What a small pensions policy problem says about the current state of the SNP
Getting beyond rhetoric and identity politics
These are unsettling times for Scottish nationalists. Just over a year ago, in the wake of the EU referendum, support in Remain-voting Scotland for independence was spiking. With the British government scrambling to form a coherent line on Brexit, the Scottish government hoped to turn the crisis into an opportunity by forcing the pace for a further independence referendum
It hasn’t worked out that way at all. On the one hand, the Conservatives have successfully presented themselves as the party of the union while Labour under Jeremy Corbyn have reclaimed the badge of progressiveness. In 2017 the SNP’s coalition did not completely unravel, though they lost 21 seats, but with their support evenly spread and with their opponents’ strength geographically concentrated, the SNP face the next general election with trepidation: they could easily lose more than half their remaining seats with only a small drop in their vote share, depending how their opponents do. A Clegg-like pasting is entirely conceivable if the SNP cannot find fresh momentum.
What has gone wrong? The SNP had achieved hegemony in Scotland by presenting itself as the face of progressive politics in Scotland, binding Scottish identity to progressiveness and both to the SNP and independence. This zeugma is no longer working. The Conservatives are confronting them on identity while Labour is outbidding them on progressiveness. It seems that campaigning on the politics of identity is not enough in the long term.
How has this happened? The SNP can reasonably point to the fact that no one had anticipated the success Labour would have in the general election campaign. However, many observers had pointed out that they had employed all difficult policy decisions in the service of the campaign for independence. That was never going to work indefinitely and the only question was when it was going to stop working. The answer, it seems, is sometime around now.

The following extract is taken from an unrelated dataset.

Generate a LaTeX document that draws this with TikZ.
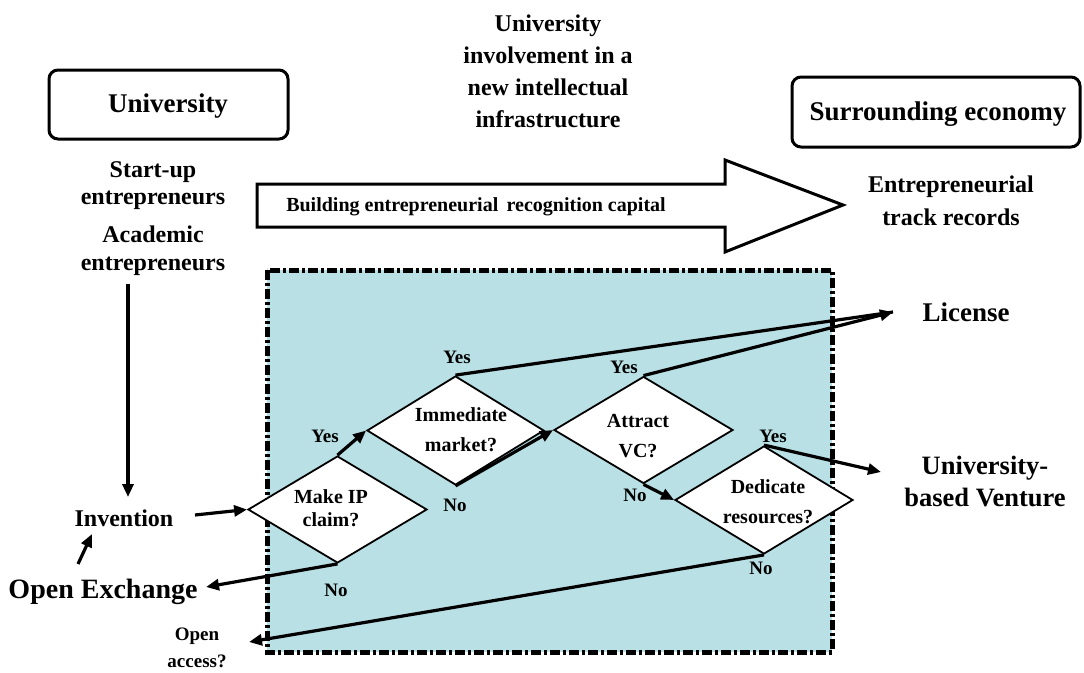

There’s a useful recent case study. In the 1990s, the UK government decided to equalise state retirement ages for men and women at 65. This was enacted in the Pensions Act 1995 and would take effect for women born after 6 April 1950 on a phased basis. In 1995, the women potentially affected would have been 45 or younger. The change was much-discussed in the newspapers at the time, as you would expect. No direct communications were sent out, perhaps because it took effect from 6 April 1997 during the 1997 general election campaign, so the incoming Labour government did not pick up the baton from the outgoing Conservative government that implemented it.
This programme was accelerated in 2011 so that the state retirement age for men and women could be increased to 66 after October 2020. Again, the change was phased in.
In the last two years an action group of affected women has sprung up called WASPI. Egregiously named (Women Against State Pension Inequality is the very reverse of what they are campaigning for) but with a strong sense of injustice, they are seeking compensation for what they perceive as inadequate notice of the changes. They claim not to ask for the state pension age to revert back to age 60?, but since they are asking for a non-means tested bridging pension to provide an income until State Pension Age, this looks like a distinction without a difference.
The government has stood firm – rightly, in my opinion (I find it hard to conceive of a much less meritorious campaign in a time of straitened public finances: the main change was introduced at least 15 years before it took effect). However, WASPI campaigned vigorously for support during the general election and those opposition politicians who were on the hunt for votes were willing to offer their support. This included the SNP, who have loudly proclaimed their support for WASPI, lamenting that:
“In government, we will always use the powers at our disposal to protect the poorest in our society and mitigate the worst excess of the Tory government. However, with the limited social security powers devolved to Scotland, the Scottish Parliament does not have the power to create new pension benefits”.
Unfortunately, the SNP has been caught out on this. Scottish ministers have the power to make discretionary payments if they so wish. Labour have pointed this out to the SNP, who have abruptly changed their tack and said that it was not for the Scottish government to pay for injustices in the UK-wide social security system.
Hmm. It’s hard to see how this is “using the powers at our disposal to protect the poorest in our society and mitigate the worst excess of the Tory government”. It looks more like a cynical attempt to exploit a sense of grievance without offering any meaningful assistance (probably because the SNP, like me, does not think this is a worthwhile priority). But Labour have been able to outflank the SNP on this because of the powers that the Scottish government has but is not using. When are the SNP going to move beyond words and start acting?
For the Scottish government now has very substantial powers. Just under two years ago I pointed out that the SNP had very cautious about using the Scottish government’s powers. I suggested then that the extent of those powers meant that: “The SNP has successfully for many years positioned itself as a party for all Scotland. That time may well be drawing to a close in the next couple of years.”
I’ve made some rubbish predictions in the last couple of years so it’s nice to return to one that has aged well. Labour have enjoyed increased success with their unabashed pitch from the left and I firmly expect them to go into the next round of elections promising to use Holyrood’s powers to the utmost, including the powers to tax and spend. What will the SNP be offering? More cautious actions and stirring words? Because if they are, I don’t think that’s going to be enough. Time for the SNP to start thinking through some radical new policies for Scotland and not just rhetoric and identity politics.